**WHAT YOU HAVE TO DO:** Your job is to retype all of the data word for word, leaving every image out.

**INFORMATION SUPPLIED:**
_ _ _ _ _ _ _
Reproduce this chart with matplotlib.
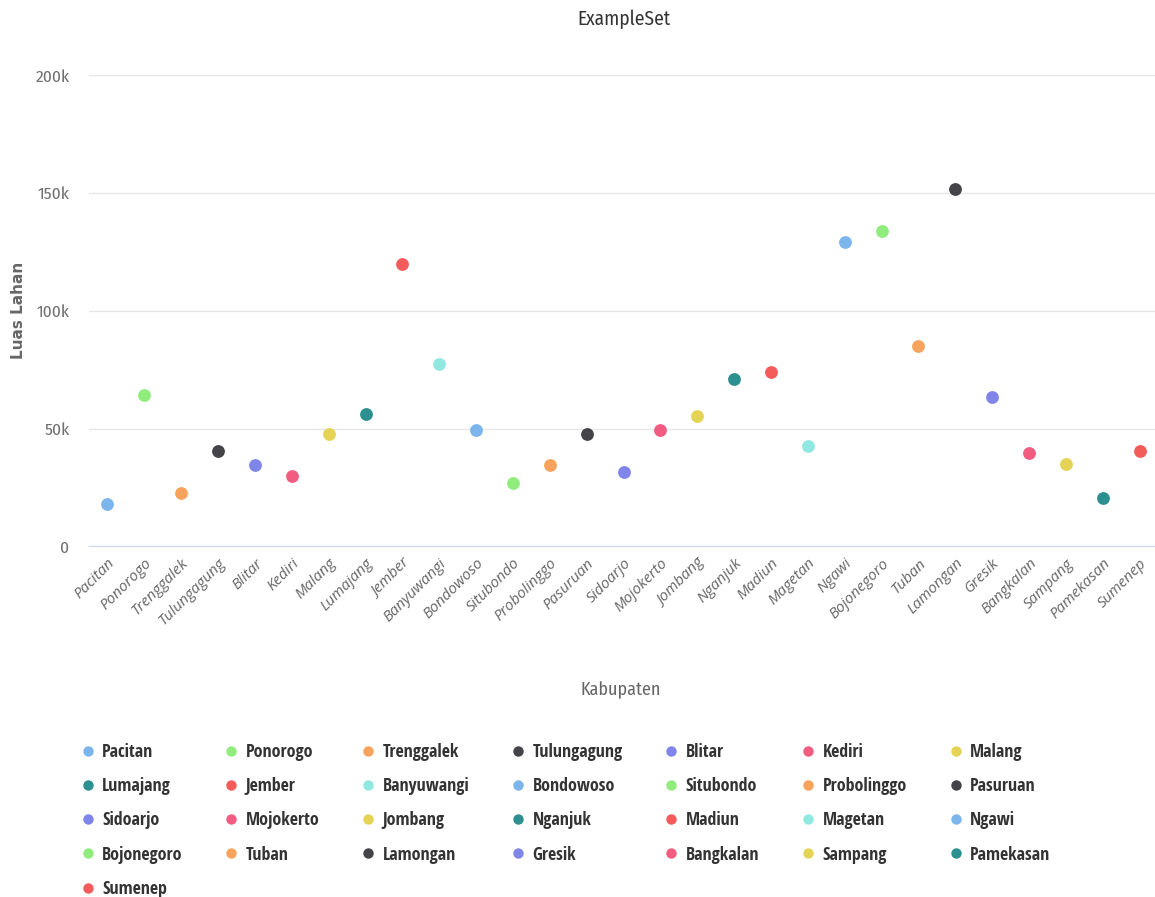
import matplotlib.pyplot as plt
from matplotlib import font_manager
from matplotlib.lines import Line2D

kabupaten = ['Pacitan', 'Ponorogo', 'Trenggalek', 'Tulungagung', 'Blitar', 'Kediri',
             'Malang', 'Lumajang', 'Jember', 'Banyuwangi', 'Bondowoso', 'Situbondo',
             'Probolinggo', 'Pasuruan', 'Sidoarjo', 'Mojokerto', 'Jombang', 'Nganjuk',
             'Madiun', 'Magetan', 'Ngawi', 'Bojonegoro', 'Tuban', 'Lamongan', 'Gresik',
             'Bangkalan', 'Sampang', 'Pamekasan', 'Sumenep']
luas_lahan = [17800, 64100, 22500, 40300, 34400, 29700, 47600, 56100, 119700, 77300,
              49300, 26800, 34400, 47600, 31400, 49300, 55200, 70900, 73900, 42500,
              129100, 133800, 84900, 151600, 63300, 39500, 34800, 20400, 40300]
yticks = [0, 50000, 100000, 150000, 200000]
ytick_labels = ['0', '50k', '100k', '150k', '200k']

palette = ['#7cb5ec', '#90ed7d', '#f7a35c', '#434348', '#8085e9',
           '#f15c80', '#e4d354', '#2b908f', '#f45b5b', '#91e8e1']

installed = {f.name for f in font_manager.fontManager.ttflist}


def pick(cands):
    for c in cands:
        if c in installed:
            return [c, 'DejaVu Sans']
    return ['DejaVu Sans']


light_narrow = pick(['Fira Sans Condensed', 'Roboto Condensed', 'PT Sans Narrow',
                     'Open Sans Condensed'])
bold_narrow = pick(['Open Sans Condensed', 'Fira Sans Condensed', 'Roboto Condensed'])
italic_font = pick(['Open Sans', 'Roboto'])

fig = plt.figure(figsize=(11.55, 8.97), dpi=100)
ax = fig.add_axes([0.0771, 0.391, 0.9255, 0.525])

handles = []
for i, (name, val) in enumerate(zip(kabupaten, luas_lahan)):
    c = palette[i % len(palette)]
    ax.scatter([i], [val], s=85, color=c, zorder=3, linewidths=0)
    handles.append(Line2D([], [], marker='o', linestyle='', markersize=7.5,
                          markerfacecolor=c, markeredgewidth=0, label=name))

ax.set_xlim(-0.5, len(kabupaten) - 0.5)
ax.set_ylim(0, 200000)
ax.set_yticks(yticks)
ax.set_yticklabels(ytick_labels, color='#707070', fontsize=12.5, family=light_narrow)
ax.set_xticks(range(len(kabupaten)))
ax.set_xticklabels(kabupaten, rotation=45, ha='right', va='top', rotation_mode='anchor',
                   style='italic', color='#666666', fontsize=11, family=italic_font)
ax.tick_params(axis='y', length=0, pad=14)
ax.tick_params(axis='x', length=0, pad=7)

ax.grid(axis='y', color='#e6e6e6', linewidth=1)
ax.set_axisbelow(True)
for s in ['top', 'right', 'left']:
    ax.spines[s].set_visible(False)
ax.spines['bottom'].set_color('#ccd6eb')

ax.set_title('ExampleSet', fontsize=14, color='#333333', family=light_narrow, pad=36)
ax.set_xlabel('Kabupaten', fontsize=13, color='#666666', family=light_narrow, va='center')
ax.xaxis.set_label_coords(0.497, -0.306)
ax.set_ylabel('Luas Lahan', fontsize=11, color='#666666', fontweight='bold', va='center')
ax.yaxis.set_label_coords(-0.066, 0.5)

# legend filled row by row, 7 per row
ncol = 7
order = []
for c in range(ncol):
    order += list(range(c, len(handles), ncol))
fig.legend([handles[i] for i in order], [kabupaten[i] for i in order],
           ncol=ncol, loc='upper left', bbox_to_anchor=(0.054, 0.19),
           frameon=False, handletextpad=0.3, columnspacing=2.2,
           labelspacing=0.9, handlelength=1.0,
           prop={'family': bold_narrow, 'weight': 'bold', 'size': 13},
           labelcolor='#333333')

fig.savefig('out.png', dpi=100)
_ _ _ _ _ _ _
**SOLUTION FOR THIS EXERCISE:**
Reproduce this chart with matplotlib.
import matplotlib.pyplot as plt
from matplotlib import font_manager
from matplotlib.lines import Line2D

kabupaten = ['Pacitan', 'Ponorogo', 'Trenggalek', 'Tulungagung', 'Blitar', 'Kediri',
             'Malang', 'Lumajang', 'Jember', 'Banyuwangi', 'Bondowoso', 'Situbondo',
             'Probolinggo', 'Pasuruan', 'Sidoarjo', 'Mojokerto', 'Jombang', 'Nganjuk',
             'Madiun', 'Magetan', 'Ngawi', 'Bojonegoro', 'Tuban', 'Lamongan', 'Gresik',
             'Bangkalan', 'Sampang', 'Pamekasan', 'Sumenep']
luas_lahan = [17800, 64100, 22500, 40300, 34400, 29700, 47600, 56100, 119700, 77300,
              49300, 26800, 34400, 47600, 31400, 49300, 55200, 70900, 73900, 42500,
              129100, 133800, 84900, 151600, 63300, 39500, 34800, 20400, 40300]
yticks = [0, 50000, 100000, 150000, 200000]
ytick_labels = ['0', '50k', '100k', '150k', '200k']

palette = ['#7cb5ec', '#90ed7d', '#f7a35c', '#434348', '#8085e9',
           '#f15c80', '#e4d354', '#2b908f', '#f45b5b', '#91e8e1']

installed = {f.name for f in font_manager.fontManager.ttflist}


def pick(cands):
    for c in cands:
        if c in installed:
            return [c, 'DejaVu Sans']
    return ['DejaVu Sans']


light_narrow = pick(['Fira Sans Condensed', 'Roboto Condensed', 'PT Sans Narrow',
                     'Open Sans Condensed'])
bold_narrow = pick(['Open Sans Condensed', 'Fira Sans Condensed', 'Roboto Condensed'])
italic_font = pick(['Open Sans', 'Roboto'])

fig = plt.figure(figsize=(11.55, 8.97), dpi=100)
ax = fig.add_axes([0.0771, 0.391, 0.9255, 0.525])

handles = []
for i, (name, val) in enumerate(zip(kabupaten, luas_lahan)):
    c = palette[i % len(palette)]
    ax.scatter([i], [val], s=85, color=c, zorder=3, linewidths=0)
    handles.append(Line2D([], [], marker='o', linestyle='', markersize=7.5,
                          markerfacecolor=c, markeredgewidth=0, label=name))

ax.set_xlim(-0.5, len(kabupaten) - 0.5)
ax.set_ylim(0, 200000)
ax.set_yticks(yticks)
ax.set_yticklabels(ytick_labels, color='#707070', fontsize=12.5, family=light_narrow)
ax.set_xticks(range(len(kabupaten)))
ax.set_xticklabels(kabupaten, rotation=45, ha='right', va='top', rotation_mode='anchor',
                   style='italic', color='#666666', fontsize=11, family=italic_font)
ax.tick_params(axis='y', length=0, pad=14)
ax.tick_params(axis='x', length=0, pad=7)

ax.grid(axis='y', color='#e6e6e6', linewidth=1)
ax.set_axisbelow(True)
for s in ['top', 'right', 'left']:
    ax.spines[s].set_visible(False)
ax.spines['bottom'].set_color('#ccd6eb')

ax.set_title('ExampleSet', fontsize=14, color='#333333', family=light_narrow, pad=36)
ax.set_xlabel('Kabupaten', fontsize=13, color='#666666', family=light_narrow, va='center')
ax.xaxis.set_label_coords(0.497, -0.306)
ax.set_ylabel('Luas Lahan', fontsize=11, color='#666666', fontweight='bold', va='center')
ax.yaxis.set_label_coords(-0.066, 0.5)

# legend filled row by row, 7 per row
ncol = 7
order = []
for c in range(ncol):
    order += list(range(c, len(handles), ncol))
fig.legend([handles[i] for i in order], [kabupaten[i] for i in order],
           ncol=ncol, loc='upper left', bbox_to_anchor=(0.054, 0.19),
           frameon=False, handletextpad=0.3, columnspacing=2.2,
           labelspacing=0.9, handlelength=1.0,
           prop={'family': bold_narrow, 'weight': 'bold', 'size': 13},
           labelcolor='#333333')

fig.savefig('out.png', dpi=100)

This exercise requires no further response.